The Creel Inn: Catterline, Stonehaven

By Donna Ewen

Published: 16/12/2011

AS WE drew up to the clifftop Creel Inn, the first dusting of snow had arrived – in stark contrast to the red soil of the Mearns.

This is Grassic Gibbon country, where tilled fields run down to the sea edge.

This long-established diners’ favourite – which perches above spectacular Catterline bay – draws its larder from both land and ocean.

There’s pork, lamb, beef and even hare on the menu. But seafood is where it excels.

As my husband and I sat thawing out, I wondered if the Creel was so dear to my heart because it was where David took me for our first date.

Sentiment aside, I realised I really love the place mainly for its fabulous seafood, with most of the dishes around the £10 to £15 mark.

Even something simple like haddock in beer batter is an unfettered delight.

All the dishes are freshly prepared. Children are offered half-portions of the very same, as well as homemade chicken or haddock goujons.
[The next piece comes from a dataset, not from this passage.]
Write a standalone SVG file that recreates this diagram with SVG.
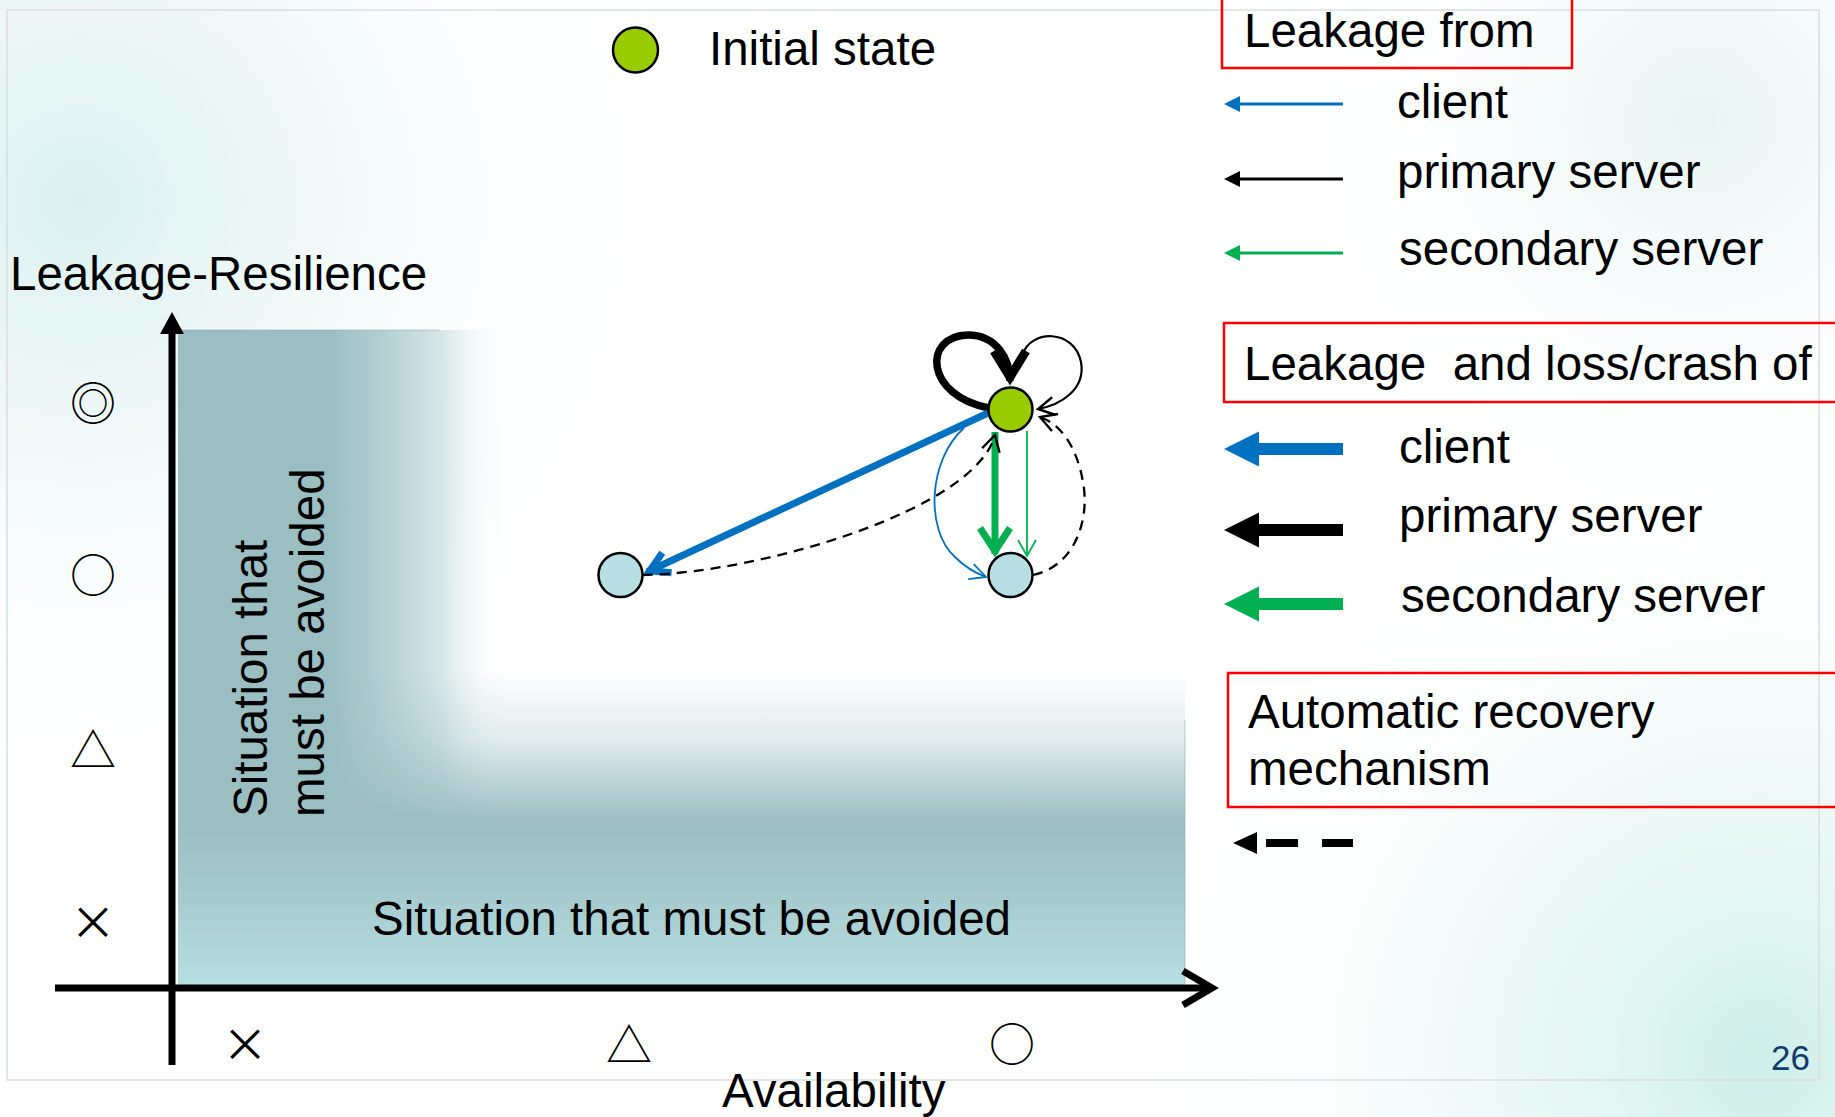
<svg xmlns="http://www.w3.org/2000/svg" width="1835" height="1117" viewBox="0 0 1835 1117">
  <style>
    .t { font-family: "Liberation Sans", Arial, sans-serif; font-size: 47.5px; fill: #000; }
    .sym { font-family: "Noto Sans CJK JP", "DejaVu Sans", sans-serif; font-size: 46px; fill: #000; text-anchor: middle; dominant-baseline: central; }
    .redbox { fill: none; stroke: #ff0000; stroke-width: 2.5; }
    .state0 { fill: #99cc00; stroke: #000; stroke-width: 2.5; }
    .state { fill: #b7dfe3; stroke: #000; stroke-width: 2.5; }
    .axis { stroke: #000; stroke-width: 7; fill: none; }
    .c-blue-thick { stroke: #0070c0; stroke-width: 7; fill: none; }
    .c-blue-thin { stroke: #0070c0; stroke-width: 1.8; fill: none; }
    .c-green-thick { stroke: #00b050; stroke-width: 7; fill: none; }
    .c-green-thin { stroke: #00b050; stroke-width: 1.8; fill: none; }
    .c-black-thick { stroke: #000; stroke-width: 7.5; fill: none; }
    .c-black-thin { stroke: #000; stroke-width: 2.2; fill: none; }
    .c-dash { stroke: #000; stroke-width: 2.3; fill: none; stroke-dasharray: 10 7; }
    .blue { fill: #0070c0; }
    .black { fill: #000; }
    .green { fill: #00b050; }
  </style>
  <defs>
    <radialGradient id="bgTL" cx="80" cy="200" r="620" gradientUnits="userSpaceOnUse">
      <stop offset="0" stop-color="#d6eded" stop-opacity="0.9"/>
      <stop offset="1" stop-color="#ffffff" stop-opacity="0"/>
    </radialGradient>
    <radialGradient id="bgBR" cx="1760" cy="1060" r="650" gradientUnits="userSpaceOnUse">
      <stop offset="0" stop-color="#cbeee8" stop-opacity="0.95"/>
      <stop offset="1" stop-color="#ffffff" stop-opacity="0"/>
    </radialGradient>
    <radialGradient id="bgTR" cx="1700" cy="120" r="450" gradientUnits="userSpaceOnUse">
      <stop offset="0" stop-color="#e3f3f1" stop-opacity="0.8"/>
      <stop offset="1" stop-color="#ffffff" stop-opacity="0"/>
    </radialGradient>
    <linearGradient id="bandV" x1="0" y1="0" x2="1" y2="0">
      <stop offset="0" stop-color="#9bbec3"/>
      <stop offset="0.46" stop-color="#9bbec3"/>
      <stop offset="0.62" stop-color="#b3cfd2"/>
      <stop offset="0.8" stop-color="#d6e7e8"/>
      <stop offset="1" stop-color="#ffffff" stop-opacity="0"/>
    </linearGradient>
    <linearGradient id="bandH" x1="0" y1="0" x2="0" y2="1">
      <stop offset="0" stop-color="#9bbec3" stop-opacity="0"/>
      <stop offset="0.22" stop-color="#9bbec3" stop-opacity="0.3"/>
      <stop offset="0.48" stop-color="#9bbec3"/>
      <stop offset="0.72" stop-color="#a6cbcf"/>
      <stop offset="1" stop-color="#b6dfe2"/>
    </linearGradient>
    <marker id="vBlueThick" markerUnits="userSpaceOnUse" viewBox="-40 -25 50 50" markerWidth="50" markerHeight="50" refX="0" refY="0" orient="auto" overflow="visible">
      <path d="M-22,-11 L-3,0 L-22,11" fill="none" stroke="#0070c0" stroke-width="7" stroke-linejoin="miter"/>
    </marker>
    <marker id="vGreenThick" markerUnits="userSpaceOnUse" viewBox="-40 -25 50 50" markerWidth="50" markerHeight="50" refX="0" refY="0" orient="auto" overflow="visible">
      <path d="M-26,-15 L-3,0 L-26,15" fill="none" stroke="#00b050" stroke-width="7" stroke-linejoin="miter"/>
    </marker>
    <marker id="vBlackThick" markerUnits="userSpaceOnUse" viewBox="-40 -25 50 50" markerWidth="50" markerHeight="50" refX="0" refY="0" orient="auto" overflow="visible">
      <path d="M-30,-16 L-4,0 L-30,16" fill="none" stroke="#000" stroke-width="9" stroke-linejoin="miter"/>
    </marker>
    <marker id="vBlueThin" markerUnits="userSpaceOnUse" viewBox="-30 -20 40 40" markerWidth="40" markerHeight="40" refX="0" refY="0" orient="auto" overflow="visible">
      <path d="M-16,-8 L0,0 L-16,8" fill="none" stroke="#0070c0" stroke-width="1.8"/>
    </marker>
    <marker id="vGreenThin" markerUnits="userSpaceOnUse" viewBox="-30 -20 40 40" markerWidth="40" markerHeight="40" refX="0" refY="0" orient="auto" overflow="visible">
      <path d="M-16,-9 L0,0 L-16,9" fill="none" stroke="#00b050" stroke-width="1.8"/>
    </marker>
    <marker id="vBlackThin" markerUnits="userSpaceOnUse" viewBox="-30 -20 40 40" markerWidth="40" markerHeight="40" refX="0" refY="0" orient="auto" overflow="visible">
      <path d="M-16,-9 L0,0 L-16,9" fill="none" stroke="#000" stroke-width="2.4" stroke-dasharray="none"/>
    </marker>
  </defs>

  <!-- background -->
  <rect x="0" y="0" width="1835" height="1117" fill="#ffffff"/>
  <rect x="0" y="0" width="1835" height="1117" fill="url(#bgTL)"/>
  <rect x="0" y="0" width="1835" height="1117" fill="url(#bgTR)"/>
  <rect x="0" y="0" width="1835" height="1117" fill="url(#bgBR)"/>
  <rect x="7" y="10" width="1812" height="1070" fill="none" stroke="#d9dede" stroke-width="1.5"/>

  <!-- shaded "avoid" region -->
  <g id="avoid-region">
    <rect x="178" y="330" width="330" height="655" fill="url(#bandV)"/>
    <rect x="178" y="670" width="1007" height="315" fill="url(#bandH)"/>
    <line x1="178" y1="330" x2="440" y2="330" stroke="#8fa9ad" stroke-width="1" opacity="0.5"/>
    <line x1="1185" y1="720" x2="1185" y2="984" stroke="#8fa9ad" stroke-width="1" opacity="0.6"/>
    <text class="t" transform="translate(267,817) rotate(-90)">Situation that</text>
    <text class="t" transform="translate(324,817) rotate(-90)">must be avoided</text>
    <text class="t" x="372" y="935">Situation that must be avoided</text>
  </g>

  <!-- axes -->
  <g id="axes">
    <line class="axis" x1="172" y1="330" x2="172" y2="1065"/>
    <polygon points="172,312 184,334 160,334" fill="#000"/>
    <line class="axis" x1="55" y1="988" x2="1210" y2="988"/>
    <polyline class="axis" points="1183,971 1212,988 1183,1005" stroke-linejoin="miter"/>
    <text class="t" x="10" y="290">Leakage-Resilience</text>
    <text class="t" x="722" y="1107">Availability</text>
    <text class="sym" x="93" y="400">◎</text>
    <text class="sym" x="93" y="572">○</text>
    <text class="sym" x="93" y="747">△</text>
    <text class="sym" x="93" y="919">×</text>
    <text class="sym" x="245" y="1041">×</text>
    <text class="sym" x="629" y="1042">△</text>
    <text class="sym" x="1012" y="1041">○</text>
  </g>

  <!-- connectors -->
  <g id="connectors">
    <path class="c-black-thick" d="M989,408 C925,396 922,336 968,335 C997,335 1010,360 1010,381" marker-end="url(#vBlackThick)"/>
    <path class="c-black-thin" d="M1023,354 C1030,330 1074,328 1081,362 C1086,390 1060,405 1038,409" marker-end="url(#vBlackThin)"/>
    <path class="c-blue-thick" d="M988,413 L647,572" marker-end="url(#vBlueThick)"/>
    <path class="c-blue-thin" d="M964,428 C928,460 925,530 955,557 C965,567 975,573 986,577" marker-end="url(#vBlueThin)"/>
    <path class="c-green-thick" d="M995,432 L995,554" marker-end="url(#vGreenThick)"/>
    <path class="c-green-thin" d="M1027,431 L1027,556" marker-end="url(#vGreenThin)"/>
    <path class="c-dash" d="M643,575 C760,573 975,510 995,435" marker-end="url(#vBlackThin)"/>
    <path class="c-dash" d="M1033,575 C1075,566 1090,520 1083,482 C1077,448 1062,425 1040,417" marker-end="url(#vBlackThin)"/>
  </g>

  <!-- nodes -->
  <g id="node-initial">
    <circle class="state0" cx="1010.5" cy="409.5" r="22"/>
  </g>
  <g id="node-left">
    <circle class="state" cx="620.5" cy="575" r="22"/>
  </g>
  <g id="node-right">
    <circle class="state" cx="1010.5" cy="575" r="22"/>
  </g>

  <!-- legend: initial state -->
  <g id="legend-initial">
    <circle class="state0" cx="635.5" cy="50" r="22.5"/>
    <text class="t" x="709" y="65">Initial state</text>
  </g>

  <!-- legend: leakage from -->
  <g id="legend-leakage">
    <rect class="redbox" x="1222" y="-10" width="350" height="78"/>
    <text class="t" x="1244" y="47">Leakage from</text>
    <line x1="1236" y1="104" x2="1343" y2="104" stroke="#0070c0" stroke-width="3"/>
    <polygon class="blue" points="1224,104 1240,96 1240,112"/>
    <text class="t" x="1397" y="118">client</text>
    <line x1="1236" y1="179" x2="1343" y2="179" stroke="#000" stroke-width="3"/>
    <polygon class="black" points="1224,179 1240,171 1240,187"/>
    <text class="t" x="1397" y="188">primary server</text>
    <line x1="1236" y1="253" x2="1343" y2="253" stroke="#00b050" stroke-width="3"/>
    <polygon class="green" points="1224,253 1240,245 1240,261"/>
    <text class="t" x="1399" y="265">secondary server</text>
  </g>

  <!-- legend: leakage and loss -->
  <g id="legend-loss">
    <rect class="redbox" x="1224" y="323" width="640" height="79"/>
    <text class="t" x="1244" y="380" xml:space="preserve">Leakage  and loss/crash of</text>
    <line x1="1255" y1="449" x2="1343" y2="449" stroke="#0070c0" stroke-width="12"/>
    <polygon class="blue" points="1224,449 1259,431.5 1259,466.5"/>
    <text class="t" x="1399" y="463">client</text>
    <line x1="1255" y1="530" x2="1343" y2="530" stroke="#000" stroke-width="12"/>
    <polygon class="black" points="1224,530 1259,512.5 1259,547.5"/>
    <text class="t" x="1399" y="532">primary server</text>
    <line x1="1255" y1="604" x2="1343" y2="604" stroke="#00b050" stroke-width="12"/>
    <polygon class="green" points="1224,604 1259,586.5 1259,621.5"/>
    <text class="t" x="1401" y="612">secondary server</text>
  </g>

  <!-- legend: recovery -->
  <g id="legend-recovery">
    <rect class="redbox" x="1228" y="673" width="640" height="134"/>
    <text class="t" x="1248" y="728">Automatic recovery</text>
    <text class="t" x="1248" y="785">mechanism</text>
    <polygon class="black" points="1233,843 1257,832 1257,854"/>
    <line x1="1266" y1="843" x2="1298" y2="843" stroke="#000" stroke-width="8"/>
    <line x1="1322" y1="843" x2="1353" y2="843" stroke="#000" stroke-width="8"/>
  </g>

  <text id="page-number" x="1810" y="1070" text-anchor="end" style="font-family: 'Liberation Sans', Arial, sans-serif; font-size: 35px; fill: #0f3c6c;">26</text>
</svg>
Drinks are a speciality too, with more than 100 whiskies as well as real ales and Belgium beer chosen specifically to complement the food. A real fire roared in the bar, and there’s an open gas fire in the conservatory (which has fantastic sea views).

In contrast, the lounge was a little chilly – but the crab soup starter provided a glorious warm-up.

Crammed full of locally-caught crustacean, it was thick enough to stand the homemade bread up in.

As a starter, David had the “deluxe” garlic bread, soaked in olive oil, which came with whole oven-roasted garlic bulb and a fantastic salsa dip.

However, he couldn’t keep away from the soup.

It was such a generous portion there was more than enough for two, so we happily tucked in together, mopping up the residue with the bread.

For a main, I chose the pan-seared scallops, while David opted for a special of hot smoked salmon, served with crisp vegetables and chick peas which he demolished in double-quick time and declared delicious.

My plate was like a work of art – similar to the oil paintings of Shetland artist Jim Tait that adorned the walls.

The five succulent scallops were served with chicken liver parfait, black pudding, orange sherry and cracked pepper emulsion.

It looked so pretty I didn’t want to disturb it, but I dived in anyway.

Because I was feeling generous (or rather, stuffed from the soup!), I gave my other half one of the scallops to try, so he could also experience just how melt-in-the mouth they were.

Neither of us had room for dessert – not even the tempting old fashioned rice pudding with sultanas and cinnamon. Instead, we both enjoyed the homemade shortbread with our tea and coffee.

The hot drinks – and the glow from great food – were the perfect send-off into the sub-zero dusk.